Mini-project 1

Topics in discrete-time Markov chains

Mini-projects should explore an application, illustration, implementation, or extension of a topic discussed in class. The expectation is that students will work in pairs to produce: (a) a 10-15 minute in-class presentation; and (b) a 1-2 page written summary written for an audience of peers. This first project should relate to topics in discrete-time Markov chains. The in-class presentationw will be held on Monday, February 1; the written deliverable is due by Friday, February 6, 11:59pm.

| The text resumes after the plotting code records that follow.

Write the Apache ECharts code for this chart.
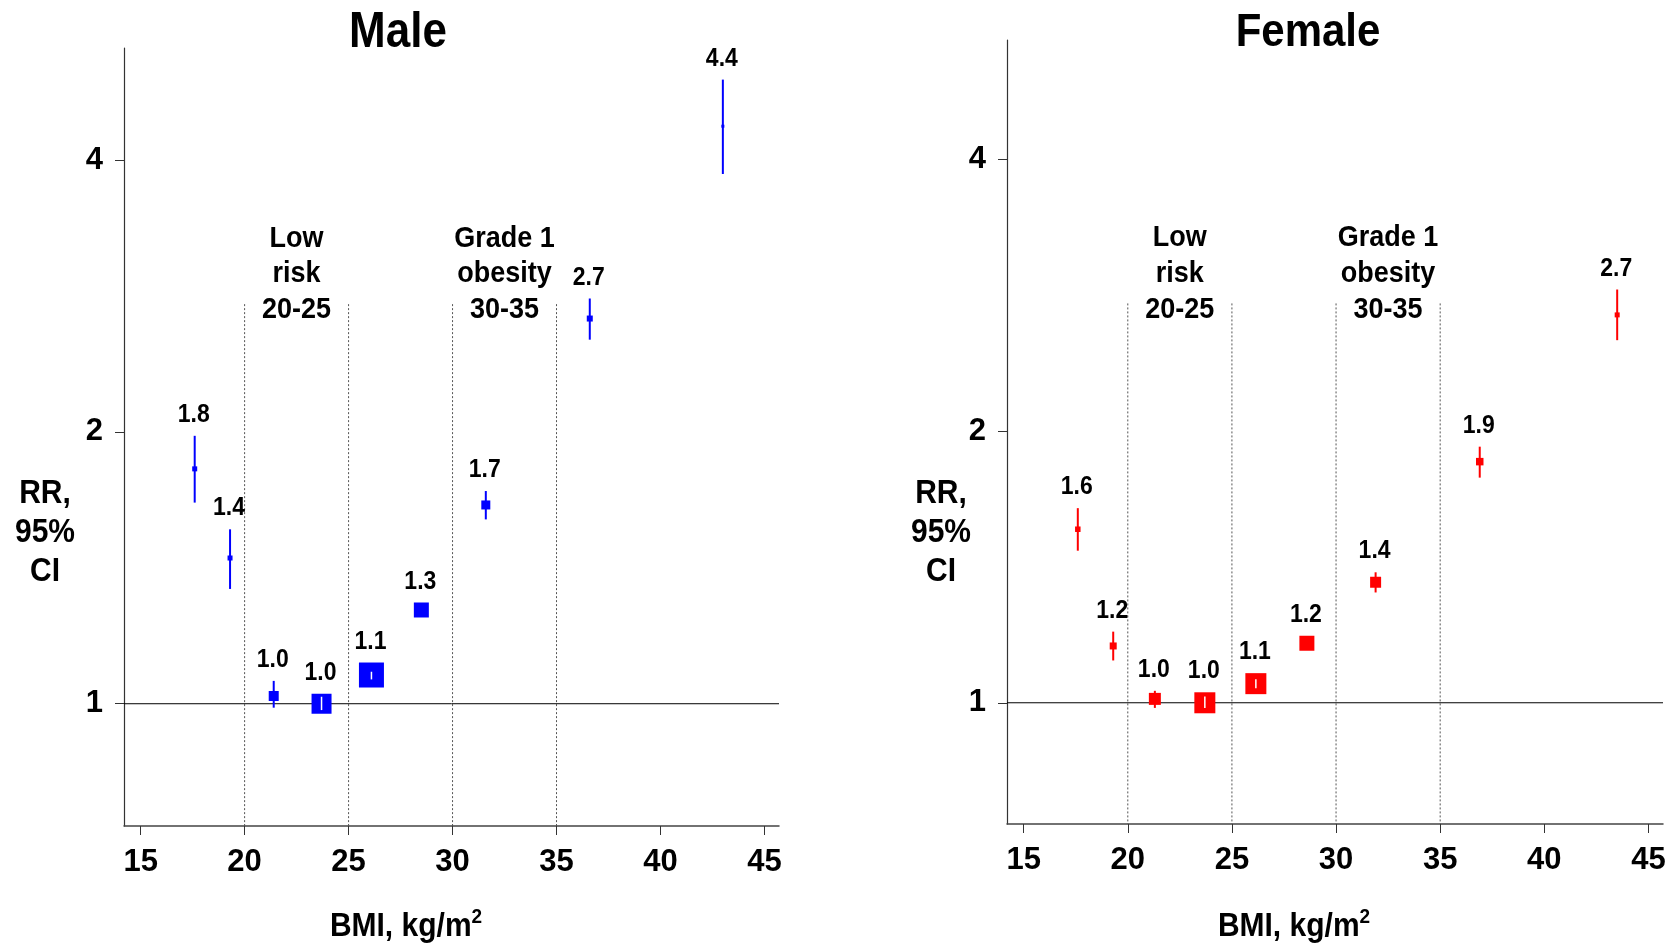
<!DOCTYPE html>
<html>
<head>
<meta charset="utf-8">
<script src="https://cdn.jsdelivr.net/npm/echarts@6/dist/echarts.min.js"></script>
<style>
  html, body { margin: 0; padding: 0; background: #fff; }
  #chart { width: 1672px; height: 944px; }
</style>
</head>
<body>
<div id="chart"></div>
<script>
// ---------------- data ----------------
const bmiTicks = [15, 20, 25, 30, 35, 40, 45];
const rrTicks = [1, 2, 4];
const zoneBounds = [20, 25, 30, 35];
const zoneCenters = [22.5, 32.5];
const zoneLabels = ['Low\nrisk\n20-25', 'Grade 1\nobesity\n30-35'];
const zoneTop = 2.77;

const maleBMI    = [17.6, 19.3, 21.4, 23.7, 26.1, 28.5, 31.6, 36.6, 43.0];
const maleRR     = [1.82, 1.45, 1.02, 1.00, 1.076, 1.27, 1.66, 2.67, 4.36];
const maleLow    = [1.67, 1.34, 0.99, 0.984, 1.064, 1.27, 1.60, 2.53, 3.86];
const maleHigh   = [1.98, 1.56, 1.06, 1.018, 1.085, 1.27, 1.72, 2.81, 4.91];
const maleWeight = [5, 5, 10, 20, 25, 15, 9, 6, 3];
const maleLabels = ['1.8', '1.4', '1.0', '1.0', '1.1', '1.3', '1.7', '2.7', '4.4'];

const femaleBMI    = [17.6, 19.3, 21.3, 23.7, 26.15, 28.6, 31.9, 36.9, 43.5];
const femaleRR     = [1.557, 1.156, 1.01, 1.00, 1.05, 1.164, 1.36, 1.85, 2.69];
const femaleLow    = [1.474, 1.114, 0.987, 0.987, 1.038, 1.164, 1.325, 1.776, 2.522];
const femaleHigh   = [1.643, 1.199, 1.031, 1.016, 1.062, 1.164, 1.395, 1.922, 2.87];
const femaleWeight = [5.5, 7, 12, 21, 21, 15, 11, 7.5, 5];
const femaleLabels = ['1.6', '1.2', '1.0', '1.0', '1.1', '1.2', '1.4', '1.9', '2.7'];

// ---------------- rendering ----------------
const FONT = '"Liberation Sans", Arial, Helvetica, sans-serif';

function pointData(bmi, rr, lo, hi, w) {
  return bmi.map((b, i) => [b, rr[i], lo[i], hi[i], w[i]]);
}

function pointRenderer(color, labels) {
  return function (params, api) {
    const x = api.value(0), rr = api.value(1), lo = api.value(2), hi = api.value(3), w = api.value(4);
    const c = api.coord([x, rr]);
    const pLo = api.coord([x, lo]);
    const pHi = api.coord([x, hi]);
    const half = w / 2;
    const children = [];
    const inside = pHi[1] >= c[1] - half && pLo[1] <= c[1] + half;
    const len = pLo[1] - pHi[1];
    if (!inside && len > 0.5) {
      children.push({
        type: 'line',
        shape: { x1: c[0], y1: pHi[1], x2: c[0], y2: pLo[1] },
        style: { stroke: color, lineWidth: 2 }
      });
    }
    children.push({
      type: 'rect',
      shape: { x: c[0] - half, y: c[1] - half, width: w, height: w },
      style: { fill: color }
    });
    if (inside && len > 0.5) {
      children.push({
        type: 'line',
        shape: { x1: c[0], y1: pHi[1], x2: c[0], y2: pLo[1] },
        style: { stroke: '#ffffff', lineWidth: 1.5 }
      });
    }
    const top = Math.min(pHi[1], c[1] - half);
    children.push({
      type: 'text',
      x: c[0] - 1,
      y: top - 21,
      scaleY: 1.12,
      style: {
        text: labels[params.dataIndex],
        fill: '#000',
        fontSize: 23,
        fontWeight: 'bold',
        fontFamily: FONT,
        align: 'center',
        verticalAlign: 'middle'
      }
    });
    return { type: 'group', children };
  };
}

function zoneLineRenderer(params, api) {
  const x = api.value(0);
  const pTop = api.coord([x, zoneTop]);
  const cs = params.coordSys;
  return {
    type: 'line',
    shape: { x1: pTop[0], y1: pTop[1], x2: pTop[0], y2: cs.y + cs.height },
    style: { stroke: '#555', lineWidth: 1, lineDash: [2, 2] }
  };
}

function zoneLabelRenderer(params, api) {
  const p = api.coord([api.value(0), zoneTop]);
  return {
    type: 'text',
    x: p[0],
    y: p[1] - 30,
    scaleY: 1.12,
    style: {
      text: zoneLabels[params.dataIndex],
      fill: '#000',
      fontSize: 27,
      fontWeight: 'bold',
      fontFamily: FONT,
      lineHeight: 32,
      align: 'center',
      verticalAlign: 'middle'
    }
  };
}

function refLineRenderer(params, api) {
  const p = api.coord([20, api.value(0)]);
  const cs = params.coordSys;
  return {
    type: 'line',
    shape: { x1: cs.x, y1: p[1], x2: cs.x + cs.width, y2: p[1] },
    style: { stroke: '#000', lineWidth: 1 }
  };
}

function xAxisDef(idx) {
  return {
    type: 'value', gridIndex: idx, min: 14.2, max: 45.7,
    axisLine: { show: true, onZero: false, lineStyle: { color: '#444', width: 1.5 } },
    axisTick: { show: true, length: 9, customValues: bmiTicks, lineStyle: { color: '#333' } },
    axisLabel: { customValues: bmiTicks, fontSize: 31, fontWeight: 'bold', color: '#000', fontFamily: FONT, margin: 21 },
    splitLine: { show: false }
  };
}
function yAxisDef(idx, min, max) {
  return {
    type: 'log', logBase: 2, gridIndex: idx, min: min, max: max,
    axisLine: { show: true, onZero: false, lineStyle: { color: '#333', width: 1.2 } },
    axisTick: { show: true, length: 9, customValues: rrTicks, lineStyle: { color: '#333' } },
    axisLabel: { customValues: rrTicks, fontSize: 31, fontWeight: 'bold', color: '#000', fontFamily: FONT, margin: 21 },
    splitLine: { show: false }
  };
}

function panelSeries(idx, color, bmi, rr, lo, hi, w, labels) {
  return [
    { type: 'custom', xAxisIndex: idx, yAxisIndex: idx, data: zoneBounds.map(v => [v]),
      encode: { x: 0 }, renderItem: zoneLineRenderer, z: 1, silent: true, clip: false },
    { type: 'custom', xAxisIndex: idx, yAxisIndex: idx, data: [[1]],
      encode: { y: 0 }, renderItem: refLineRenderer, z: 2, silent: true, clip: false },
    { type: 'custom', xAxisIndex: idx, yAxisIndex: idx, data: zoneCenters.map(v => [v]),
      encode: { x: 0 }, renderItem: zoneLabelRenderer, z: 3, silent: true, clip: false },
    { type: 'custom', xAxisIndex: idx, yAxisIndex: idx, data: pointData(bmi, rr, lo, hi, w),
      encode: { x: 0, y: 1 }, renderItem: pointRenderer(color, labels), z: 5, clip: false }
  ];
}

function txt(x, y, text, size, extra, scaleY) {
  return {
    type: 'text', x: x, y: y, scaleY: scaleY || 1,
    style: Object.assign({
      text: text, fill: '#000', fontSize: size, fontWeight: 'bold', fontFamily: FONT,
      align: 'center', verticalAlign: 'middle'
    }, extra || {})
  };
}

const bmiRich = {
  b: { fontSize: 30, fontWeight: 'bold', fontFamily: FONT, fill: '#000', lineHeight: 34, verticalAlign: 'bottom' },
  s: { fontSize: 19, fontWeight: 'bold', fontFamily: FONT, fill: '#000', lineHeight: 34, verticalAlign: 'top', padding: [0, 0, 12, 0] }
};

const chart = echarts.init(document.getElementById('chart'), null, { renderer: 'canvas' });
chart.setOption({
  animation: false,
  backgroundColor: '#fff',
  grid: [
    { left: 124, top: 48, width: 655, height: 778, containLabel: false },
    { left: 1007, top: 40, width: 656, height: 784, containLabel: false }
  ],
  xAxis: [xAxisDef(0), xAxisDef(1)],
  yAxis: [yAxisDef(0, 0.7322, 5.322), yAxisDef(1, 0.734, 5.424)],
  series: [].concat(
    panelSeries(0, '#0000ff', maleBMI, maleRR, maleLow, maleHigh, maleWeight, maleLabels),
    panelSeries(1, '#ff0000', femaleBMI, femaleRR, femaleLow, femaleHigh, femaleWeight, femaleLabels)
  ),
  graphic: [
    txt(398, 33, 'Male', 44, null, 1.12),
    txt(1308, 33, 'Female', 42, null, 1.12),
    txt(45, 533, 'RR,\n95%\nCI', 30, { lineHeight: 36 }, 1.08),
    txt(941, 533, 'RR,\n95%\nCI', 30, { lineHeight: 36 }, 1.08),
    txt(406, 925, '{b|BMI, kg/m}{s|2}', 30, { rich: bmiRich }, 1.08),
    txt(1294, 925, '{b|BMI, kg/m}{s|2}', 30, { rich: bmiRich }, 1.08)
  ]
});
</script>
</body>
</html>
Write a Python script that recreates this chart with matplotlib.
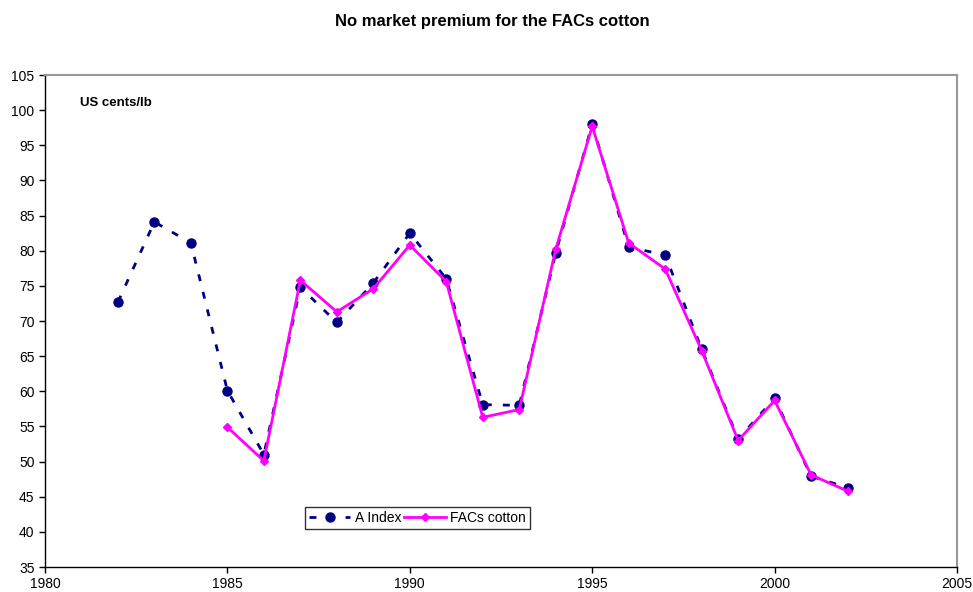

Projects may be more applied (e.g., a data application, a worked example from the text or elsewhere, or a software tutorial/vignette) or more methodological (e.g., simulation experiments, an extension not covered in lecture, or an exposition of a particular model, estimation technique, or algorithm). You may choose one of the options below, or craft your own. Please confirm your topic with me (a quick email will suffice) before going ahead.

GeoLife trajectories

Explore human mobility as a discrete-time Markov chain under one or several spatial resolutions of your choosing.

Tasks:

Choose a discretization (e.g., grid cells or clustered locations) and define states.
Build one or more trajectories and estimate a transition matrix.
Either:
- Apply the fitted model for inference of long-term behavior, prediction, etc.
- Explore how results change with varying spatial resolution (i.e., redefine the state space) or different processing of input data

Results should include…

A map/plot of states (grid or clusters) plus at least one example trajectory
A transition summary (e.g., top destinations from a chosen state, most visited states, long-run behavior, etc.)
At least one model diagnostic

Resources: [sampling script] [fitting random walks] [data]

More NYC taxis

Explore non-homogeneity by time of day, day of week, month, season, etc., to identify shifts in transition behavior. Utilize additional data besides the single month modeled in class.

Tasks:

Define state as taxi zone and estimate PU → DO transition probabilities from multiple subsets of the TLC data for different time periods of your choosing.
Decide on an estimation strategy with an appropriate amount of smoothing.
Compare/contrast estimates across periods.

Results should include…

At least one map-based visualization
A visual comparison of estimates between time periods
At least one model diagnostic

Resources: [estimation with smoothing] [data]

Branching processes

Explain what branching processes are and illustrate with a simple simulation. (Note this is the subject of Ch. 4 in the text.)

Tasks:

Write a short explanation of the Galton–Watson model: offspring distribution, generations, mean.
Simulate at least two regimes (e.g., subcritical vs supercritical; or different variances).
Demonstrate extinction vs survival behavior empirically via simulation.

Results should include…

Explaination of the model and key concepts (offspring distribution, mean, extinction).
One figure showing example sample paths (population size over generations).
One figure/table showing estimated extinction probability by parameter choice.

Estimation from multiple trajectories

Explain how likelihood estimation works when you have many independent sequences.

Tasks:

Describe the likelihood for multiple trajectories and explain why counts add.
Implement pooled estimation using aggregated counts:
[ N = m N^{(m)},p{ij} = . ]
Compare pooled and per-trajectory estimates for a few states or rows.

Results should include…

A clear explanation of the pooled estimator and why it is the MLE
One comparison plot/table showing variability across trajectories
An exploration of which trajectories differ most and why

More NOAA data

Extend the NOAA data example from class and explore weather Markov chains beyond one station and one state definition.

Tasks:

Use multiple locations or compare multiple discretizations of weather data
Estimate transition matrices and compare persistence across discretizations/locations
Assess and/or account for seasonality/homogeneity

Results should include…

A comparison across stations or discretizations (table/plot of key transition probabilities)
One persistence diagnostic (dry spell lengths, self-transition rates, etc.)
Short interpretation connecting differences to geography/seasonality

Resources: [simple model via MLE] [data]

Find your own topic

Please consult with me briefly if you want to focus on your own topic. I will probably approve, but we should agree on some tasks and minimum requirements similar to those above.